ACL — short for Access Control List, a set of data that informs a computer's operating system which permissions, or access rights, that each user or group has to a specific system object, such as a directory or file. Each object has a unique security attribute that identifies which users have access to it, and the ACL is a list of each object and user access privileges such as read, write, or execute.

The information that identifies specific users or groups and their access privileges for a particular file or directory. Each entry in a typical ACL specifies a subject and an operation. For instance, if a file has an access control list that contains (Alice, delete), this would give Alice permission to delete the file.

When a subject requests an operation on an object in an ACL-based security model (a computer scheme for specifying and enforcing security policies) the operating system first checks the ACL for an applicable entry to decide whether the requested operation is authorized. A key issue in the definition of any ACL-based security model is determining how access control lists are edited, namely which users and processes are granted ACL-modification access. Access control list models may be applied to collections of objects as well as to individual entities within the system hierarchy.

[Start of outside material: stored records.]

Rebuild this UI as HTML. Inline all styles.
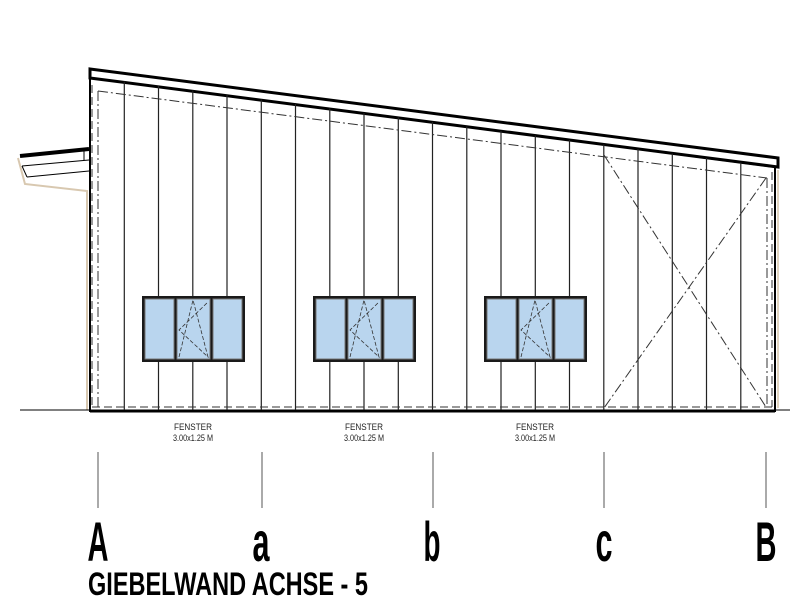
<!DOCTYPE html>
<html><head><meta charset="utf-8"><style>html,body{margin:0;padding:0;background:#fff}svg{display:block}</style></head>
<body>
<svg width="800" height="600" viewBox="0 0 800 600" xmlns="http://www.w3.org/2000/svg" font-family="Liberation Sans, sans-serif">
<rect width="800" height="600" fill="#fff"/>
<path d="M18 158 L25 184 L87 191 L87 410" fill="none" stroke="#d8c8b0" stroke-width="2"/>
<line x1="20" y1="156" x2="89" y2="149" stroke="#000" stroke-width="4"/>
<line x1="22" y1="166" x2="89" y2="160" stroke="#000" stroke-width="1"/>
<line x1="27" y1="177" x2="89" y2="171" stroke="#000" stroke-width="1"/>
<line x1="22" y1="166" x2="27" y2="177" stroke="#000" stroke-width="1"/>
<line x1="84" y1="150" x2="84" y2="160" stroke="#000" stroke-width="1"/>
<line x1="20" y1="410" x2="90" y2="410" stroke="#000" stroke-width="1"/>
<line x1="775" y1="410" x2="790" y2="410" stroke="#000" stroke-width="1"/>
<line x1="778" y1="170" x2="778" y2="408" stroke="#e0d4c0" stroke-width="2"/>
<polygon points="90,77 775,167 775,411 90,411" fill="#fff" stroke="#000" stroke-width="2"/>
<line x1="90" y1="411" x2="775" y2="411" stroke="#000" stroke-width="3"/>
<polygon points="90,69 778,158 778,167 90,78" fill="#fff" stroke="#000" stroke-width="3"/>
<g stroke="#222" stroke-width="1.2">
<line x1="124.3" y1="81.5" x2="124.3" y2="410"/><line x1="158.5" y1="86" x2="158.5" y2="410"/>
<line x1="192.8" y1="90.5" x2="192.8" y2="410"/><line x1="227" y1="95" x2="227" y2="410"/>
<line x1="261.3" y1="99.5" x2="261.3" y2="410"/><line x1="295.5" y1="104" x2="295.5" y2="410"/>
<line x1="329.8" y1="108.5" x2="329.8" y2="410"/><line x1="364" y1="113" x2="364" y2="410"/>
<line x1="398.3" y1="117.5" x2="398.3" y2="410"/><line x1="432.5" y1="122" x2="432.5" y2="410"/>
<line x1="466.8" y1="126.5" x2="466.8" y2="410"/><line x1="501" y1="131" x2="501" y2="410"/>
<line x1="535.3" y1="135.5" x2="535.3" y2="410"/><line x1="569.5" y1="140" x2="569.5" y2="410"/>
<line x1="603.8" y1="144.5" x2="603.8" y2="410"/><line x1="638" y1="149" x2="638" y2="410"/>
<line x1="672.3" y1="153.5" x2="672.3" y2="410"/><line x1="706.5" y1="158" x2="706.5" y2="410"/>
<line x1="740.8" y1="162.5" x2="740.8" y2="410"/>
</g>
<g fill="none" stroke="#333" stroke-width="1" stroke-dasharray="10,3,2,3">
<line x1="98" y1="91" x2="767" y2="178"/>
<line x1="98" y1="91" x2="98" y2="407"/>
<line x1="767" y1="178" x2="767" y2="407"/>
<line x1="604" y1="155" x2="766" y2="407"/>
<line x1="766" y1="178" x2="604" y2="408"/>
</g>
<g stroke="#333" stroke-width="1" stroke-dasharray="8,4">
<line x1="92" y1="407" x2="772" y2="407"/>
<line x1="92" y1="85" x2="92" y2="407"/>
<line x1="772" y1="172" x2="772" y2="407"/>
</g>
<g id="w">
<rect x="142" y="296" width="103" height="66" fill="#1a1a1a"/>
<rect x="145" y="299" width="29" height="60" fill="#b9d5ee" stroke="#777" stroke-width="1"/>
<rect x="177" y="299" width="33" height="60" fill="#b9d5ee" stroke="#777" stroke-width="1"/>
<rect x="213" y="299" width="29" height="60" fill="#b9d5ee" stroke="#777" stroke-width="1"/>
<path d="M179 357 L193 300 L208 357 L179 330 L208 302" fill="none" stroke="#333" stroke-width="0.8" stroke-dasharray="4,2"/>
</g>
<use href="#w" x="171"/><use href="#w" x="342"/>
<g font-size="9" text-anchor="middle" fill="#222">
<text x="193" y="430" textLength="38" lengthAdjust="spacingAndGlyphs">FENSTER</text>
<text x="193" y="441" textLength="40" lengthAdjust="spacingAndGlyphs">3.00x1.25 M</text>
<text x="364" y="430" textLength="38" lengthAdjust="spacingAndGlyphs">FENSTER</text>
<text x="364" y="441" textLength="40" lengthAdjust="spacingAndGlyphs">3.00x1.25 M</text>
<text x="535" y="430" textLength="38" lengthAdjust="spacingAndGlyphs">FENSTER</text>
<text x="535" y="441" textLength="40" lengthAdjust="spacingAndGlyphs">3.00x1.25 M</text>
</g>
<g stroke="#555" stroke-width="1">
<line x1="98" y1="452" x2="98" y2="508"/><line x1="262" y1="452" x2="262" y2="508"/>
<line x1="433" y1="452" x2="433" y2="508"/><line x1="604" y1="452" x2="604" y2="508"/>
<line x1="766" y1="452" x2="766" y2="508"/>
</g>
<g font-size="56" text-anchor="middle" fill="#000" font-weight="bold">
<text x="98" y="561" textLength="21" lengthAdjust="spacingAndGlyphs">A</text>
<text x="261" y="561" textLength="17" lengthAdjust="spacingAndGlyphs">a</text>
<text x="432" y="561" textLength="17" lengthAdjust="spacingAndGlyphs">b</text>
<text x="604" y="561" textLength="17" lengthAdjust="spacingAndGlyphs">c</text>
<text x="766" y="561" textLength="21" lengthAdjust="spacingAndGlyphs">B</text>
</g>
<text x="88" y="595" font-size="32" font-weight="bold" fill="#000" textLength="280" lengthAdjust="spacingAndGlyphs">GIEBELWAND ACHSE - 5</text>
</svg>
</body></html>
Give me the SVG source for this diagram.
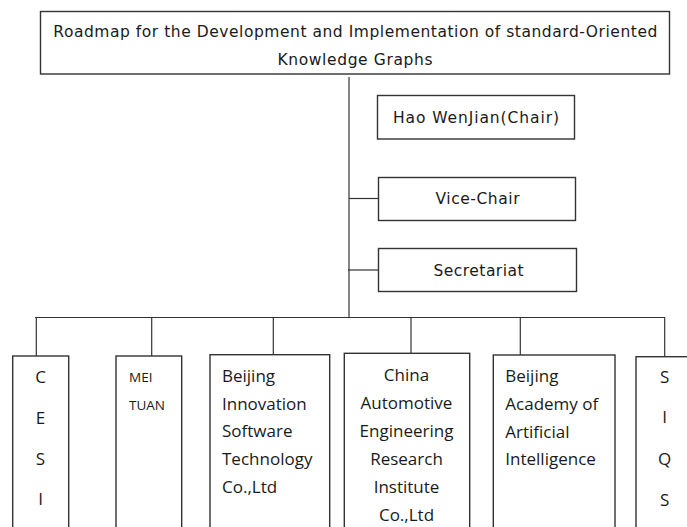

A filesystem access control list is a data structure containing entries that specify individual user or group rights to specific system objects such as programs, processes, or files. These entries are known as access control entries (ACEs) in the Microsoft Windows NT, OpenVMS, Unix-like, and Mac OS X operating systems. Each accessible object contains an identifier to its access control list. The privileges or permissions determine specific access rights, such as whether a user can read from, write to, or execute an object. In some implementations an ACE can control whether or not a user, or group of users, may alter the ACL on an object.

Most of the Unix and Unix-like operating systems (e.g. Linux, BSD, or Solaris) support so called POSIX.1e ACLs, based on an early POSIX draft that was abandoned. Many of them, for example AIX, FreeBSD, Mac OS X beginning with version 10.4 ("Tiger"), or Solaris with ZFS filesystem, support NFSv4 ACLs, which are part of the NFSv4 standard. There is an experimental implementation of NFSv4 ACLs for Linux.

On some types of proprietary computer hardware, an Access Control List refers to rules that are applied to port numbers or network daemon names that are available on a host or other layer 3, each with a list of hosts and/or networks permitted to use the service. Both individual servers as well as routers can have network ACLs. Access control lists can generally be configured to control both inbound and outbound traffic, and in this context they are similar to firewalls.